Choosing a new Rich Text Editor in 2022


A few years ago I joined Vanilla Forums and shortly after was tasked with replacing our aging text editor. I dove in and determined QuillJS was the best choice at the time. It was an active open source project and while it had a few warts it seemed liked they could be worked around. We built our new "Rich Editor" project and it has served us pretty well for a few years.

Background

In 2017 the QuillJS author had a posted a https://medium.com/@jhchen/the-state-of-quill-and-2-0-fb38db7a59b9 a plan to get the project to it's 2.0 release with a few much awaited features.

We developed many improvements on top of the base QuillJS editor including:

  • A rich embedding system for embedding external documents.
  • Nested list support.
  • Support for custom multi-line blocks.
  • Fixes for numerous keyboard traps.
  • Markdown-like shortcuts.
  • Mentions.
  • Floating inline and block formatting UI.

As we neared our launch I reached out to the project maintainer expressing a desire to upstream some patches and expressed a desire to assist in triaging the projects public issue tracker which had grown to a sizeable amount.

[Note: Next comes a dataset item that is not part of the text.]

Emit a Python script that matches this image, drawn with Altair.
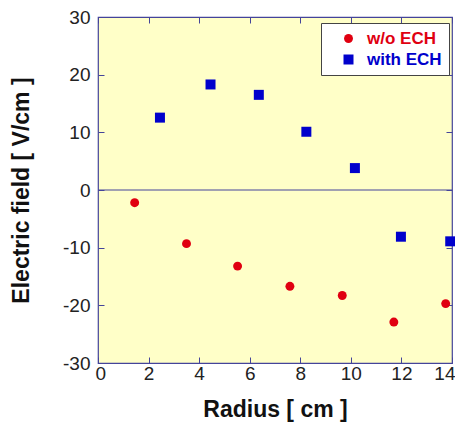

I was astounded to find the next week that my email had been ignored and that I was then blocked from commenting on the public issue tracker. In the following months things became clearer though. The maintainer had started a new company Slab which sold help desk software that competed with our products. Over the next 5 years, QuillJS would continue to receive patches to its master branch, but no additional releases, release notes, or migration instructions were ever provided.

Fast forward to 2022

One of the main features waiting in QuillJS 2.0 was going to be support for tables. We'd deferred our implementation of such a feature expecting that eventually the project would make a release. Still, requests from our customers had mounted singificantly over the years.

The lack of public stewardship of Quill, poor documentation, and a very risky future forced me to evaluate other options. It would be simpler to start again, with another project and migrate our existing posts to a new format than to proceed forwards with Quill.

Evaluating the current landscape of contenteditable editors.

Today there are a plethora of options to consider.

TinyMCE (OSS)

TinyMCE has stood the test of time and has a sustainable business model to drive development of their open source editor.

Notably thought the open source version of TinyMCE is missing some key feature we would have to re-impement.

  • Rich Media Embeds.
  • Mentions.
  • PowerPaste (Pasting from MS Word or Excel).

Still, TinyMCE's staying power and wide community use put it pretty high on the list.

TinyMCE (Enterprise/self-hosted)

Those missing features from the OSS version are present in the premium version. As a successful SaaS company we have the budget to license the full version of the product for our cloud sites. I booked a call with a salespereson from Tiny and found a few blockers:

  • The pricing scales with the number of customers we gain and is static per use. This means for smaller customers TinyMCE licensing is disproportionate to the price of their plan with us. The quoted price was estimated to cost more roughly 1 intermediate developer's yearly salary.
  • The built-in media embed plugin was not configurable enough for our use case, and we would not be provided with the source of the plugin. As a result we would have to re-implement this plugin blindly even though we were paying for it.
  • The self hosting seemed to be fairly more complicated than using a javascript library should be, requiring hosting additional servers in our production environment.

SlateJS

SlateJS is the technology I wanted to go with in 2017, but at the time it had a 0.0x version number, with no 1.0 in site. Additionally it was tech maintained by a competitor of ours and had a very uncertain future.

In the end it's document model seemed very smart though, and it was React based which aligned well with our stack.

Since then SlateJS has gone through numerous versions and many breaking changes, but is on a path to stability. It's document has matured and seems mostly finalized, and the open source community around it seems very active, in particular with the PlateJS set of plugins.

Going forwards I'll be rebuilding our editor on Slate and Plate and documenting my findings on my blog.